Friday, December 1 2023

“I don’t take for granted that (this is) a special treat,” Cubs manager David Ross told MLB.com. “We get to go to a cool venue in London and have fun and play a rivalry game over there in front of fans who don’t get to experience baseball. That’s good for our game, that’s good for us, that’s good for our young guys, that’s a good experience.”

The sports media market is no less congested in the United Kingdom than it is here, which left MLB with a choice on how to market its offering. The best way, and the one it seems to have mostly followed, is to remain as authentic as possible.

American football has proven popular in the UK not because of supposed similarities between gridiron and rugby, but because it was pitched as its own unique thing.
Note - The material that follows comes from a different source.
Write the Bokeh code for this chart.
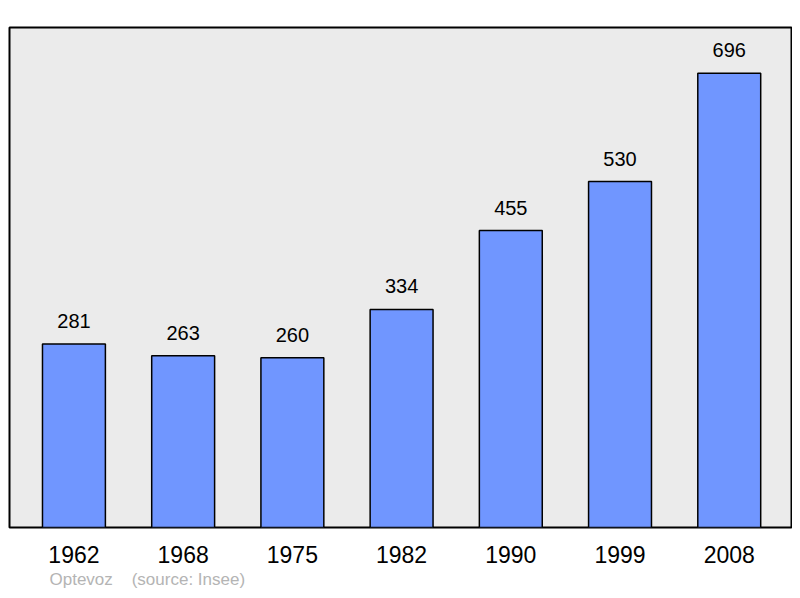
from bokeh.plotting import figure
from bokeh.models import Range1d, FixedTicker, Title, ColumnDataSource
from bokeh.core.properties import value
from bokeh.embed import file_html
from bokeh.resources import INLINE

years = ["1962", "1968", "1975", "1982", "1990", "1999", "2008"]
population = [281, 263, 260, 334, 455, 530, 696]
footer_text = "Optevoz\u00a0\u00a0\u00a0\u00a0(source: Insee)"

idx = list(range(len(years)))
src = ColumnDataSource(dict(x=idx, top=population, lbl=[str(v) for v in population]))

p = figure(width=792, height=590, output_backend="svg", toolbar_location=None,
           x_range=Range1d(-0.59, 6.57), y_range=Range1d(0, 766),
           min_border_left=9, min_border_right=1, min_border_top=27, min_border_bottom=62)
p.background_fill_color = "#ebebeb"
p.border_fill_color = "white"
p.outline_line_color = "black"
p.outline_line_width = 2
p.xgrid.visible = False
p.ygrid.visible = False
p.yaxis.visible = False

p.vbar(x="x", top="top", width=0.576, bottom=0, source=src,
       fill_color="#7096ff", line_color="black", line_width=1.5)
p.text(x="x", y="top", text="lbl", source=src, text_align="center",
       text_baseline="middle", y_offset=-23, text_font=value("Liberation Sans"),
       text_font_size="20px", text_color="black")

ax = p.xaxis[0]
ax.ticker = FixedTicker(ticks=idx)
ax.major_label_overrides = {i: y for i, y in zip(idx, years)}
ax.axis_line_color = None
ax.major_tick_line_color = None
ax.minor_tick_line_color = None
ax.major_tick_out = 0
ax.major_label_standoff = 18
ax.major_label_text_font = "Liberation Sans"
ax.major_label_text_font_size = "23px"
ax.major_label_text_color = "black"

footer = Title(text=footer_text, align="left", offset=40, text_font="Liberation Sans",
               text_font_size="17px", text_color="#b4b4b4", text_font_style="normal",
               standoff=4)
p.add_layout(footer, "below")

open("out.html", "w").write(file_html(p, INLINE))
And partly because, not in spite of, the fact that the game is intrinsically American.

Just as so many Americans are avowed Anglophiles, enjoying everything from the Royal Family to Harry Styles to Premier League soccer and, yep, posh accents, so too do swarms of young and not-so-young Britons love the Kardashians (help), Beyonce, the NFL and Five Guys.

Baseball has avoided the trap of positioning itself as a replacement or alternative for the time-honored English pastime, cricket, and is being itself. While baseball is a small-time participation sport in Britain, with only around 60 clubs in the entire country, there is no reason why it can’t find some traction as an occasional viewing spectacle in London and deeper into Europe.
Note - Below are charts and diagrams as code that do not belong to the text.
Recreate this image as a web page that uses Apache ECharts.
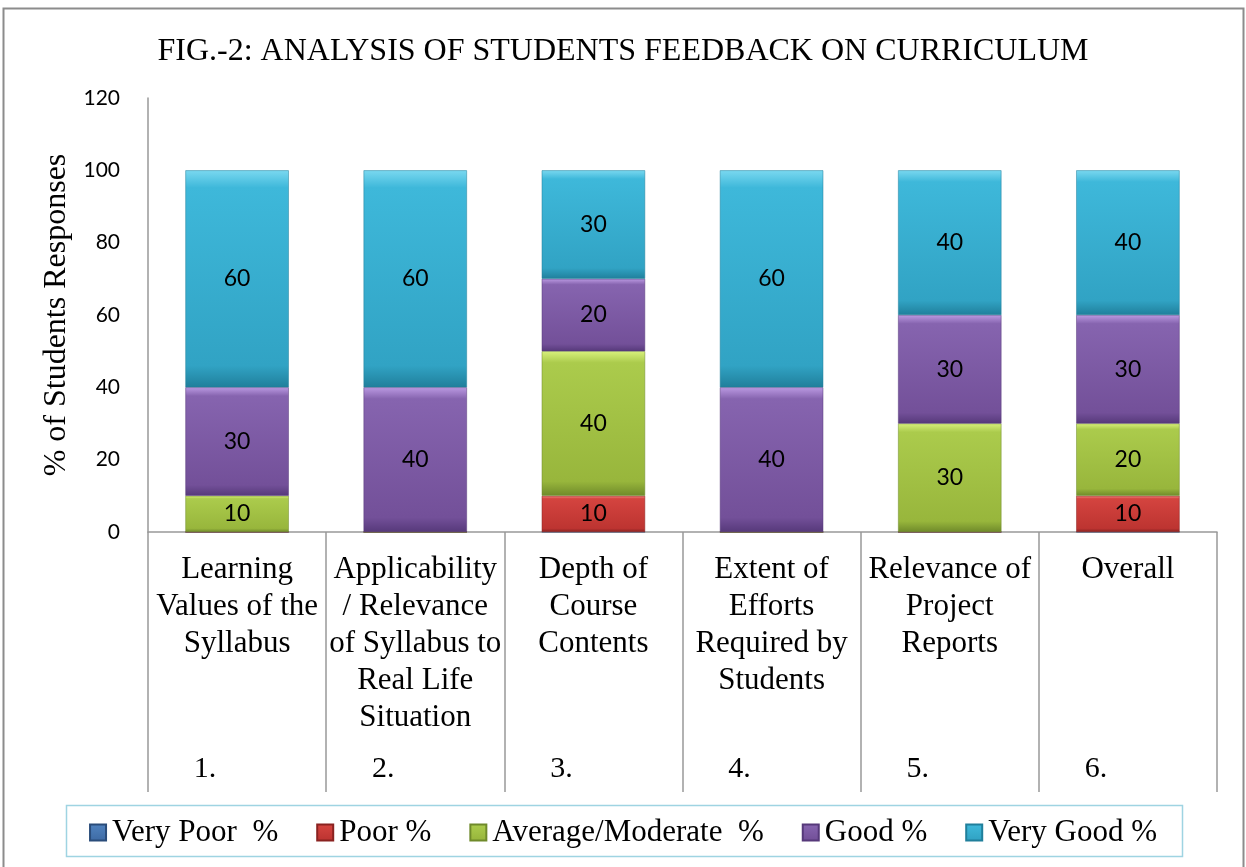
<!DOCTYPE html>
<html>
<head>
<meta charset="utf-8">
<script src="https://cdn.jsdelivr.net/npm/echarts@6/dist/echarts.min.js"></script>
<style>
html,body{margin:0;padding:0;background:#fff;}
#chart{width:1246px;height:867px;}
</style>
</head>
<body>
<div id="chart"></div>
<script>
const categories = [
  'Learning\nValues of the\nSyllabus',
  'Applicability\n/ Relevance\nof Syllabus to\nReal Life\nSituation',
  'Depth of\nCourse\nContents',
  'Extent of\nEfforts\nRequired by\nStudents',
  'Relevance of\nProject\nReports',
  'Overall'
];
const numbers = ['1.', '2.', '3.', '4.', '5.', '6.'];
const seriesNames = ['Very Poor  %', 'Poor %', 'Average/Moderate  %', 'Good %', 'Very Good %'];
const veryPoor = [0, 0, 0, 0, 0, 0];
const poor = [0, 0, 10, 0, 0, 10];
const average = [10, 0, 40, 0, 30, 20];
const good = [30, 40, 20, 40, 30, 30];
const veryGood = [60, 60, 30, 60, 40, 40];
const yTicks = [0, 20, 40, 60, 80, 100, 120];

const palettes = [
  ['#8fb4e6', '#4f81bd', '#3f6ca6', '#2a4c7a'],
  ['#f28a86', '#d4443f', '#bd3431', '#8a2220'],
  ['#d8f07c', '#abcb4c', '#98b63c', '#6f8a2a'],
  ['#bb9ae2', '#8664af', '#735099', '#56397a'],
  ['#7ad8f0', '#3eb8da', '#31a3c4', '#207f9b']
];
function grad(p) {
  return new echarts.graphic.LinearGradient(0, 0, 0, 1, [
    {offset: 0, color: p[0]},
    {offset: 0.08, color: p[1]},
    {offset: 0.9, color: p[2]},
    {offset: 1, color: p[3]}
  ]);
}
const dataSets = [veryPoor, poor, average, good, veryGood];
const series = dataSets.map((d, i) => ({
  name: seriesNames[i],
  type: 'bar',
  stack: 'total',
  data: d,
  barWidth: '58%',
  xAxisIndex: 0,
  itemStyle: {color: grad(palettes[i]), borderColor: palettes[i][3], borderWidth: 0.5},
  label: {
    show: true,
    position: 'inside',
    color: '#000',
    fontFamily: 'Lato',
    fontSize: 23,
    formatter: p => (p.value ? String(p.value) : '')
  }
}));

const chart = echarts.init(document.getElementById('chart'), null, {renderer: 'canvas'});
chart.setOption({
  animation: false,
  title: {
    text: 'FIG.-2: ANALYSIS OF STUDENTS FEEDBACK ON CURRICULUM',
    left: 'center',
    top: 31,
    textStyle: {fontFamily: 'Liberation Serif', fontWeight: 'normal', fontSize: 32, color: '#000'}
  },
  legend: {
    top: 812,
    left: 'center',
    itemWidth: 16,
    itemHeight: 16,
    itemGap: 38,
    icon: 'rect',
    textStyle: {fontFamily: 'Liberation Serif', fontSize: 31, color: '#000', padding: [0, 0, 0, 1]},
    data: seriesNames
  },
  grid: {left: 148, right: 29, top: 98, bottom: 335, containLabel: false},
  xAxis: [{
    type: 'category',
    data: categories,
    axisLine: {lineStyle: {color: '#999', width: 1.5}},
    axisTick: {show: true, length: 260, lineStyle: {color: '#999', width: 1.5}},
    axisLabel: {
      interval: 0,
      margin: 19,
      fontFamily: 'Liberation Serif',
      fontSize: 31,
      lineHeight: 37,
      color: '#000',
      align: 'center'
    }
  }, {
    type: 'category',
    data: numbers,
    position: 'bottom',
    axisLine: {show: false},
    axisTick: {show: false},
    axisLabel: {
      interval: 0,
      margin: 222,
      fontFamily: 'Liberation Serif',
      fontSize: 30,
      color: '#000',
      padding: [0, 64, 0, 0]
    }
  }],
  yAxis: {
    type: 'value',
    min: yTicks[0],
    max: yTicks[yTicks.length - 1],
    interval: 20,
    name: '% of Students Responses',
    nameLocation: 'middle',
    nameGap: 69,
    nameTextStyle: {fontFamily: 'Liberation Serif', fontSize: 32, color: '#000'},
    axisLine: {show: true, lineStyle: {color: '#999', width: 1.5}},
    axisTick: {show: false},
    splitLine: {show: false},
    axisLabel: {margin: 28, fontFamily: 'Lato', fontSize: 21, color: '#000'}
  },
  graphic: [
    {type: 'rect', shape: {x: 3.5, y: 8.5, width: 1240, height: 880}, style: {fill: 'none', stroke: '#8c8c8c', lineWidth: 2}, silent: true, z: -1},
    {type: 'rect', shape: {x: 66.5, y: 805.5, width: 1116, height: 51}, style: {fill: 'none', stroke: '#9fd4e2', lineWidth: 1.5}, silent: true, z: -1}
  ],
  series: series
});
</script>
</body>
</html>
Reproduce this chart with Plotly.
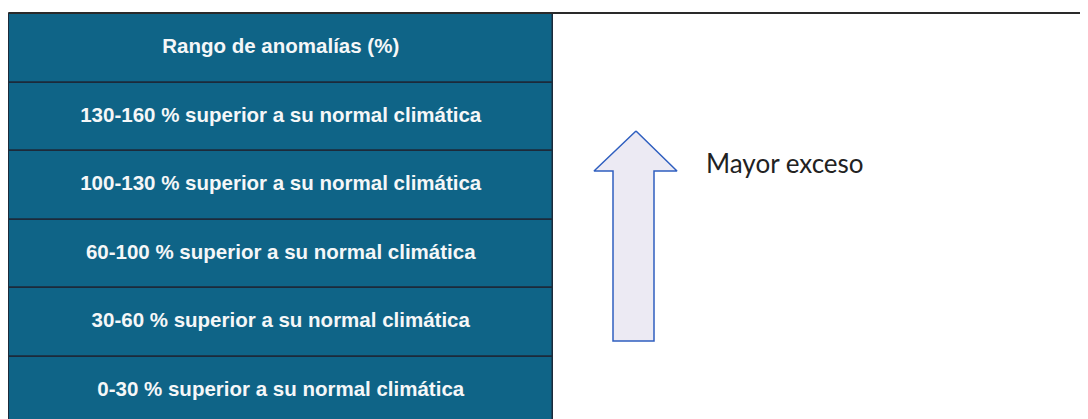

Old-school arguments about why certain nations haven’t adopted certain sports were long ago proven to be nonsense. Remember when you could constantly hear the aside that “Americans don’t like soccer?” How’d that work out?
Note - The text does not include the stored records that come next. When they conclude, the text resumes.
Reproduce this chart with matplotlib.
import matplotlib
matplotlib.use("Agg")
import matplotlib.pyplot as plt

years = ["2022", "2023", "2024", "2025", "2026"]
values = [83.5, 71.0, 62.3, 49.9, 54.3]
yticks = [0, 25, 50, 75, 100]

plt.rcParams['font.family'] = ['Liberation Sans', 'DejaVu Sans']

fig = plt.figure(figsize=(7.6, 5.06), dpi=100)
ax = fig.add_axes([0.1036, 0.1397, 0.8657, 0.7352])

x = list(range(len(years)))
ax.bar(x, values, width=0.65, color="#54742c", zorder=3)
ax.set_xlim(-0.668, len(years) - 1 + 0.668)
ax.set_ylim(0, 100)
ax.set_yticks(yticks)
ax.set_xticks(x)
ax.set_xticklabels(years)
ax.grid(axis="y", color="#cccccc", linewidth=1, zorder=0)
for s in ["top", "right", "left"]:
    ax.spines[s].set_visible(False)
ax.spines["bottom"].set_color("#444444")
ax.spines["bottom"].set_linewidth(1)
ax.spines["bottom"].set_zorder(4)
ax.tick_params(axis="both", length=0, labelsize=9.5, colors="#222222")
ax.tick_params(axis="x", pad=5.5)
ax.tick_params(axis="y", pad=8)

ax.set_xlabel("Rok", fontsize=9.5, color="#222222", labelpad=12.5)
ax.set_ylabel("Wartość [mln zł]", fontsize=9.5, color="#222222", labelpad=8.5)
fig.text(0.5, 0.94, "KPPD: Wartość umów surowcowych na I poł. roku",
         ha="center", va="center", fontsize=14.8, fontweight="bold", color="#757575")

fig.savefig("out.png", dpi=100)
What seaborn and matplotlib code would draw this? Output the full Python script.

When the NFL first went to London, more than one skeptic insisted Brits “wouldn’t ‘get’ American football.” More than 30 highly attended games later, this stands as another fallacy.

With baseball, one thing we can be sure of is that there won’t be talk of an expansion team across the pond any time soon, as the realities of a 162-game schedule would make so many trans-Atlantic flights an incurable headache.

More importantly, the thing to remember with such enterprises is that growth doesn’t all happen at once. It comes from showcasing the best of your product, and a storied Midwest rivalry is a meaningful way to do it. It is part of a process, as voiced by Cardinals pitcher Adam Wainwright, for whom playing in London will be a memorable part of his final season before retirement.

“Growing the sport is the goal of this whole thing,” Wainwright said. “Hopefully I get to help with that, and we leave with a whole bunch of new fans.